'For All Intensive Purposes': An Eggcorn
What to Know
For all intents and purposes is a phrase meaning "essentially" or "in effect." It is often mistaken as for all intensive purposes because when spoken aloud these two phrases sound very similar. These mistakes, where incorrect words and phrases are replaced but the meaning remains the same, are known as eggcorns.
In a 1546 Act of Parliament, the phrase "to all intents, constructions, and purposes" was used to convey that King Henry VIII had unlimited power to interpret laws. Apparently, the people of England took a liking to the phrase—just not the "constructions" part. Thereafter, the phrase began appearing in legal documents and other writings in forms such as "to all intents" and "to all intents and purposes." Nowadays, the latter phrase has survived—chiefly in British English—and "for all intents and purposes" was popularized in American English.
What Does For All Intents and Purposes Mean?
Both constructions imply that one thing may not be exactly like another thing but it, nevertheless, has the same effect or gives the same result. In other words, the phrase means "in effect" or "essentially."
In January, 2011, Jennings and another former champion, Brad Rutter, played a two-game match against the computer, which was filmed in a single day. Heading into the final "Final Jeopardy!," the humans were so far behind that, for all intents and purposes, they were finished.
— Elizabeth Kolbert, The New Yorker, 19 Dec. 2016
In many ways, a composer's job could be seen as one of the toughest in film—music, to all intents and purposes, ultimately shapes the tone a director can only hope to convey; the score a key contribution to the success of the end product's outcome.
— Jacob Stolworthy, The Independent, 3 Nov. 2017
What is an Eggcorn?
When spoken aloud, you may find that "for all intents and purposes" sounds a lot like "for all intensive purposes," but that does not legitimize the latter as a variant. Intensive is an adjective, meaning "highly concentrated" or "exhaustive," and intents is a noun, meaning "purposes." They're not exactly interchangeable. (That aside, what exactly is "a highly concentrated purpose"? We're not sure, either.) Nevertheless, you will encounter "for all intensive purposes" in both speech and print.

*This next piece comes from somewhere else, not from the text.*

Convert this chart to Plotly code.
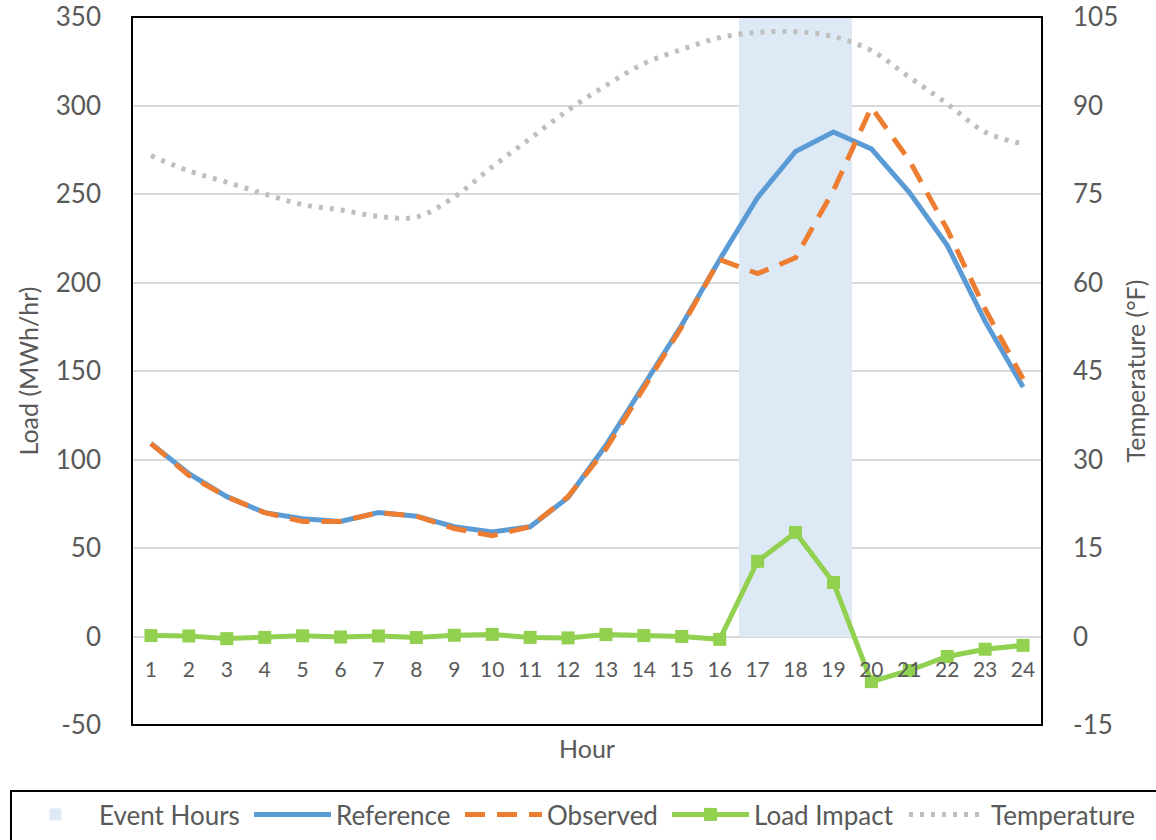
import plotly.graph_objects as go

hours = list(range(1, 25))
reference = [109, 92, 79, 70, 66.5, 65, 70, 68, 62, 59, 62, 78.5,
             108, 142, 176, 213, 248, 274, 285, 275.5, 251, 221, 178, 141]
observed = [109, 91, 79, 70, 65, 65, 70, 68, 61, 57, 62, 79,
            106, 141, 175, 213, 205, 214, 252, 299, 269, 230, 185, 145.5]
load_impact = [0.5, 0.3, -1.2, -0.5, 0.4, -0.3, 0.3, -0.6, 0.7, 1.2, -0.5, -0.8,
               1.1, 0.5, 0.0, -1.6, 42.5, 58.8, 30.5, -25.5, -19.2, -11.3, -7.2, -5.0]
temperature = [81.5, 78.9, 77.0, 75.0, 73.2, 72.3, 71.2, 71.1, 74.5, 79.6, 84.4, 89.2,
               93.4, 97.1, 99.5, 101.5, 102.4, 102.5, 101.7, 99.3, 94.8, 90.3, 85.5, 83.5]
event_hours = [17, 18, 19]
load_ticks = [-50, 0, 50, 100, 150, 200, 250, 300, 350]
temp_ticks = [-15, 0, 15, 30, 45, 60, 75, 90, 105]
load_range = [load_ticks[0], load_ticks[-1]]
temp_range = [temp_ticks[0], temp_ticks[-1]]

FONT = "Lato"
GREY_TXT = "#595959"

W, H = 1156, 840
ML, MR, MT, MB = 132, 114, 17, 115
PW, PH = W - ML - MR, H - MT - MB


def px_x(px):
    return (px - ML) / PW


def px_y(py):
    return (H - MB - py) / PH


fig = go.Figure()
fig.add_trace(go.Bar(x=event_hours, y=[load_range[1]] * len(event_hours), width=1,
                     marker=dict(color="#DDEAF6", line=dict(width=0)),
                     name="Event Hours", yaxis="y", hoverinfo="skip", legend="legend"))
fig.add_trace(go.Scatter(x=hours, y=reference, mode="lines", name="Reference",
                         line=dict(color="#5B9BD5", width=5), yaxis="y", legend="legend2"))
fig.add_trace(go.Scatter(x=hours, y=observed, mode="lines", name="Observed",
                         line=dict(color="#ED7D31", width=5, dash="20px,12px"), yaxis="y",
                         legend="legend3"))
fig.add_trace(go.Scatter(x=hours, y=load_impact, mode="lines+markers", name="Load Impact",
                         line=dict(color="#92D050", width=5),
                         marker=dict(symbol="square", size=13, color="#92D050"), yaxis="y",
                         legend="legend4"))
fig.add_trace(go.Scatter(x=hours, y=temperature, mode="lines", name="Temperature",
                         line=dict(color="#BFBFBF", width=5, dash="4px,7px",
                                   shape="spline", smoothing=1.0), yaxis="y2",
                         legend="legend5"))

legend_left_px = [12, 249, 460, 667, 904]
legend_common = dict(orientation="h", xanchor="left", y=px_y(791), yanchor="top",
                     borderwidth=0, bgcolor="rgba(0,0,0,0)",
                     font=dict(size=26, color=GREY_TXT, family=FONT), itemwidth=77)
legends = {}
for i, lp in enumerate(legend_left_px):
    key = "legend" if i == 0 else f"legend{i + 1}"
    legends[key] = dict(legend_common, x=px_x(lp))

fig.update_layout(
    width=W, height=H,
    margin=dict(l=ML, r=MR, t=MT, b=MB, autoexpand=False),
    paper_bgcolor="white", plot_bgcolor="white",
    font=dict(family=FONT, color=GREY_TXT),
    showlegend=True,
    bargap=0,
    xaxis=dict(range=[0.5, 24.5], tickmode="array", tickvals=hours,
               ticktext=[str(h) for h in hours],
               anchor="free",
               position=(0 - load_range[0]) / (load_range[1] - load_range[0]),
               showgrid=False, zeroline=False, showline=False, ticks="",
               tickfont=dict(size=21, color=GREY_TXT, family=FONT),
               ticklabelstandoff=18),
    yaxis=dict(range=load_range, tickmode="array", tickvals=load_ticks,
               ticktext=[str(v) for v in load_ticks],
               showgrid=True, gridcolor="#D9D9D9",
               gridwidth=2, zeroline=True, zerolinecolor="#D9D9D9", zerolinewidth=2,
               showline=False, ticks="",
               tickfont=dict(size=26, color=GREY_TXT, family=FONT),
               ticklabelstandoff=30,
               title=dict(text="Load (MWh/hr)", font=dict(size=25, color=GREY_TXT, family=FONT),
                          standoff=10)),
    yaxis2=dict(range=temp_range, tickmode="array", tickvals=temp_ticks,
                ticktext=[str(v) for v in temp_ticks],
                overlaying="y", side="right",
                showgrid=False, zeroline=False, showline=False, ticks="",
                tickfont=dict(size=26, color=GREY_TXT, family=FONT),
                ticklabelstandoff=30,
                title=dict(text="Temperature (°F)", font=dict(size=25, color=GREY_TXT, family=FONT),
                           standoff=10)),
    shapes=[
        dict(type="rect", xref="paper", yref="paper", x0=0, x1=1, y0=0, y1=1,
             line=dict(color="black", width=2), fillcolor="rgba(0,0,0,0)", layer="above"),
        dict(type="rect", xref="paper", yref="paper", x0=px_x(11), x1=px_x(1170),
             y0=px_y(791), y1=px_y(860),
             line=dict(color="black", width=2), fillcolor="rgba(0,0,0,0)", layer="above"),
    ],
    annotations=[dict(text="Hour", xref="paper", yref="paper", x=0.5, y=px_y(748),
                      xanchor="center", yanchor="middle", showarrow=False,
                      font=dict(size=25, color=GREY_TXT, family=FONT))],
    **legends,
)

fig.write_html("out.html")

Finally, it must be noted that Dayton vowed to make long-term structural changes to the state budget to avoid deficits. For all intensive purposes, those appear to be lacking.
— The St. Cloud (Minnesota) Times, 29 Apr. 2013
When Kokta hit a baseline jumper with 3:18 left in the first it was 11-0 and for all intensive purposes the game was over.
— The Milwaukee (Wisconsin) Journal Sentinel, 20 Dec. 2012
Static prices, in combination with pressures on household budgets, finding sufficient deposit monies, and the overall uncertainty over the economy as a whole, has meant that Britain's housing market has to all intensive purposes kicked off the New Year in a rather sluggish manner.
— The Birmingham Post, 16 Feb. 2012
When mistaken formations of words or phrases are used in a seemingly logical or plausible way, like "for all intensive purposes," it's known as an eggcorn. (The word eggcorn itself comes from people hearing the word acorn as eggcorn enough that linguists adopted it as the term.) A similar mishearing that is a linguistic venial sin goes by the name mondegreen. Unlike a mondegreen, however, an eggcorn generally retains the same meaning as the original form (e.g., "for all intensive purposes"). Perhaps, you were one of the schoolchildren who stood up each morning, hand on heart, to pledge allegiance "to the Republic for Richard Stans" (instead of "to the Republic for which it stands"). If so, you've been duped by the mondegreen.
One of the earliest recorded examples of the eggcorn "for all intensive purposes" is in a May 1870 issue of the Indiana newspaper The Fort Wayne Daily Gazette:
He has never had a representative in Congress nor in the State Legislature nor in any municipal office, and to all intensive purposes, politically speaking, he might have well have been dead.
This use of the phrase in an edited newspaper implies that it was already commonly used in speech—enough so that it escaped the eyes of the writer of the article, those of a copyeditor, and probably a majority of readers.
If you're one of the many whose eyes twitch when they see this eggcorn, consider this article your vindication. If it's coming as news to you, this is why that editor/friend/Internet stranger got so mad. Should you decide to throw caution to the wind and enjoy "intensive purposes" in the future, we suggest restricting it to speech. There's much less of a paper trail there.